## What you will do
Set down the data below from its first line to the line holding "angle = np.arange(100) * 0.01 + 0.005", inclusive; omit all pictures.

## Information shown
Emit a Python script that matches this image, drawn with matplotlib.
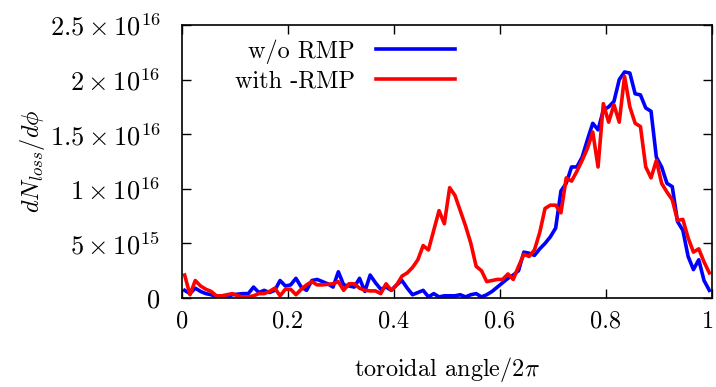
import numpy as np
import matplotlib
matplotlib.use("Agg")
import matplotlib.pyplot as plt
from matplotlib.transforms import ScaledTranslation

# toroidal angle / 2pi, bin centres
angle = np.arange(100) * 0.01 + 0.005

# dN_loss/dphi in units of 1e16
wo_rmp = [
    0.07, 0.04, 0.09, 0.06, 0.04, 0.03, 0.01, 0.00, 0.01, 0.03,
    0.035, 0.04, 0.04, 0.10, 0.05, 0.07, 0.05, 0.07, 0.16, 0.11,
    0.12, 0.18, 0.10, 0.07, 0.16, 0.17, 0.15, 0.13, 0.10, 0.24,
    0.12, 0.11, 0.10, 0.18, 0.06, 0.21, 0.14, 0.08, 0.10, 0.07,
    0.12, 0.16, 0.09, 0.03, 0.05, 0.07, 0.01, 0.04, 0.01, 0.02,
    0.02, 0.02, 0.03, 0.01, 0.03, 0.04, 0.01, 0.03, 0.06, 0.10,
    0.14, 0.18, 0.21, 0.25, 0.42, 0.41, 0.39, 0.45, 0.50, 0.56,
    0.64, 0.98, 1.05, 1.20, 1.20, 1.29, 1.45, 1.60, 1.54, 1.72,
    1.75, 1.80, 2.00, 2.07, 2.06, 1.87, 1.86, 1.74, 1.71, 1.29,
    1.20, 1.05, 1.02, 0.70, 0.62, 0.38, 0.26, 0.35, 0.16, 0.07,
]
with_rmp = [
    0.21, 0.03, 0.16, 0.11, 0.08, 0.06, 0.02, 0.02, 0.03, 0.04,
    0.02, 0.01, 0.01, 0.02, 0.04, 0.04, 0.06, 0.09, 0.02, 0.08,
    0.08, 0.03, 0.08, 0.12, 0.15, 0.12, 0.12, 0.125, 0.13, 0.15,
    0.07, 0.13, 0.13, 0.09, 0.07, 0.065, 0.065, 0.04, 0.13, 0.07,
    0.12, 0.20, 0.23, 0.28, 0.35, 0.48, 0.44, 0.62, 0.80, 0.68,
    1.01, 0.94, 0.80, 0.66, 0.50, 0.29, 0.25, 0.15, 0.16, 0.17,
    0.17, 0.22, 0.17, 0.29, 0.40, 0.38, 0.44, 0.60, 0.82, 0.85,
    0.85, 0.78, 1.10, 1.07, 1.16, 1.26, 1.37, 1.52, 1.20, 1.78,
    1.61, 1.77, 1.61, 2.03, 1.75, 1.60, 1.57, 1.20, 1.10, 1.26,
    1.05, 0.97, 0.90, 0.71, 0.72, 0.55, 0.42, 0.45, 0.33, 0.23,
]
SCALE = 1e16

series_labels = ["w/o RMP", "with -RMP"]
x_ticks = [0, 0.2, 0.4, 0.6, 0.8, 1.0]
x_tick_labels = ["0", "0.2", "0.4", "0.6", "0.8", "1"]
y_ticks = [0, 0.5e16, 1e16, 1.5e16, 2e16, 2.5e16]
y_tick_labels = ["0", r"$5\times10^{15}$", r"$1\times10^{16}$",
                 r"$1.5\times10^{16}$", r"$2\times10^{16}$", r"$2.5\times10^{16}$"]

plt.rcParams["font.family"] = "cmr10"
plt.rcParams["mathtext.fontset"] = "cm"
plt.rcParams["axes.unicode_minus"] = False
FS = 17.5

fig = plt.figure(figsize=(7.16, 3.87), dpi=100)
ax = fig.add_axes([0.2542, 0.23, 0.7402, 0.7054])

ax.plot(angle, np.array(wo_rmp) * SCALE, color="#0000ff", lw=2.6, label=series_labels[0])
ax.plot(angle, np.array(with_rmp) * SCALE, color="#ff0000", lw=2.6, label=series_labels[1])

ax.set_xlim(0, 1)
ax.set_ylim(0, 2.5e16)
ax.set_xticks(x_ticks)
ax.set_xticklabels(x_tick_labels)
ax.set_yticks(y_ticks)
ax.set_yticklabels(y_tick_labels)
ax.tick_params(direction="in", length=6.3, width=1, top=True, right=True)
ax.tick_params(axis="x", pad=9, labelsize=FS)
ax.tick_params(axis="y", pad=15.5, labelsize=19)
for sp in ax.spines.values():
    sp.set_linewidth(1.2)

# nudge the last x label so it stays inside the canvas
last = ax.get_xticklabels()[-1]
last.set_transform(last.get_transform() + ScaledTranslation(-3 / 72, 0, fig.dpi_scale_trans))

ax.set_xlabel(r"toroidal angle/$2\pi$", fontsize=FS, labelpad=16)
ax.set_ylabel(r"$dN_{loss}/d\phi$", fontsize=FS, labelpad=2)

ax.legend(loc="upper right", bbox_to_anchor=(0.515, 0.947), frameon=False,
          markerfirst=False, fontsize=FS, handlelength=3.25,
          handletextpad=0.86, labelspacing=0.27, borderpad=0,
          borderaxespad=0)

fig.savefig("out.png", dpi=100)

## Final result
Emit a Python script that matches this image, drawn with matplotlib.
import numpy as np
import matplotlib
matplotlib.use("Agg")
import matplotlib.pyplot as plt
from matplotlib.transforms import ScaledTranslation

# toroidal angle / 2pi, bin centres
angle = np.arange(100) * 0.01 + 0.005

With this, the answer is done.